Just chatting with @nebogeo and decided that universities are basically just landlords now - renting out space for academics to work in exchange for overheads on their grants, but then also trying to rent the academics out to students (who pay fees) and businesses (who they hope will pay consultancy rates).
@amberfirefly @nebogeo the only slight differences are that they also provide a community and that universities pay a salary, so they rent you out to more students if your grants don't cover everything. So especially in the UK they provide a form of stability, something I never had from a UK landlord ;)
@sweneg @nebogeo I mean past postdoc in the UK if you're consistently not paying your own salary through the grants you get it, you're quite likely to lose your job. Certainly at the unis I've worked at we had financial targets, which if not met, we'd be out the door. And I saw it happen, also in one case to every single female researcher within a whole university - they were all suddenly 'made redundant' by the medium of a brown envelope in their mail box. Not sure I'd call that stability...

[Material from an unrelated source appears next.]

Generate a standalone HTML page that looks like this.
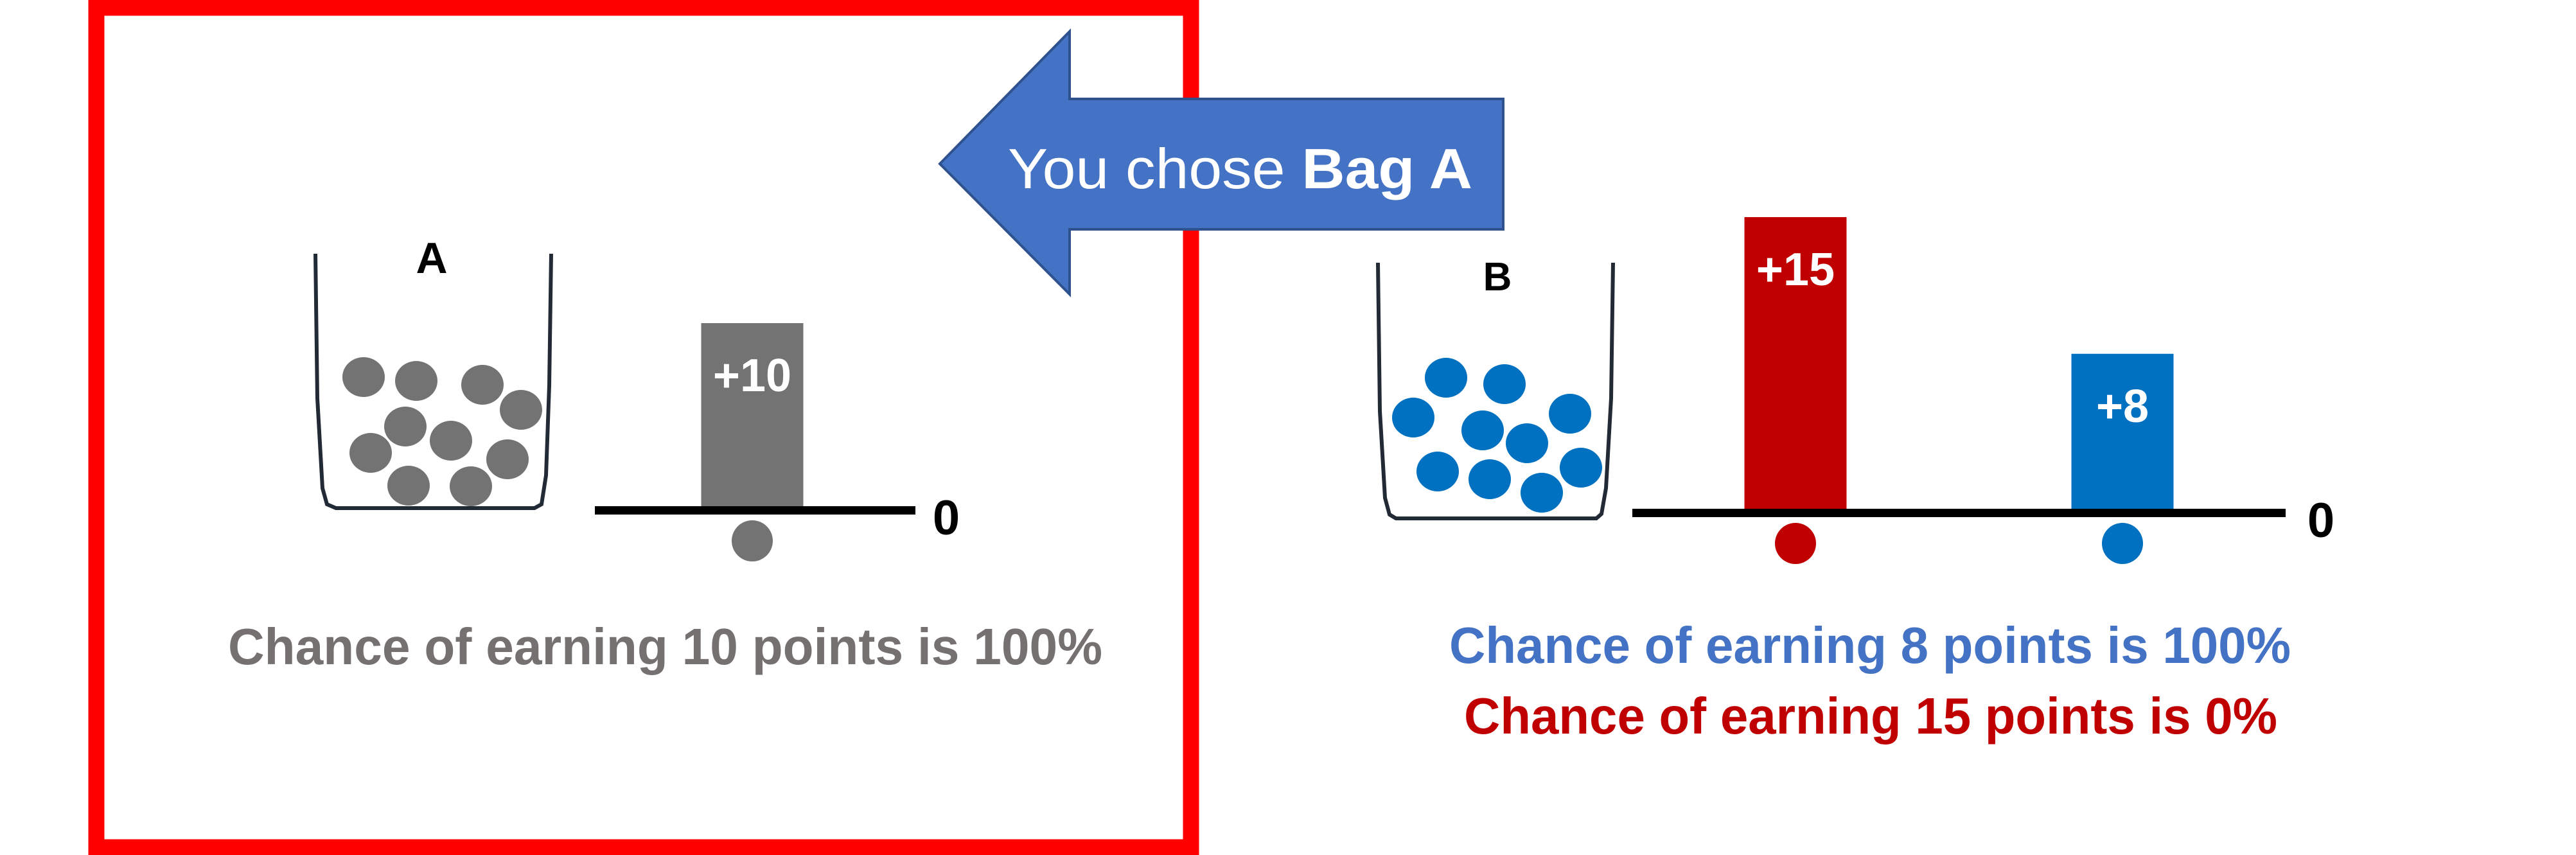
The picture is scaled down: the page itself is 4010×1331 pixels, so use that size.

@amberfirefly @nebogeo sorry to hear that, the places I worked at, for lecturers and senior lecturers did not do that as long as we're were not on a research only pathway. If you had zero grant income consistently you were made to teach lots, but none of those people were made redundant. Additionally, there is also currently similar to the US the trend to have teaching only faculty or balanced pathways where workload shifts with grant income.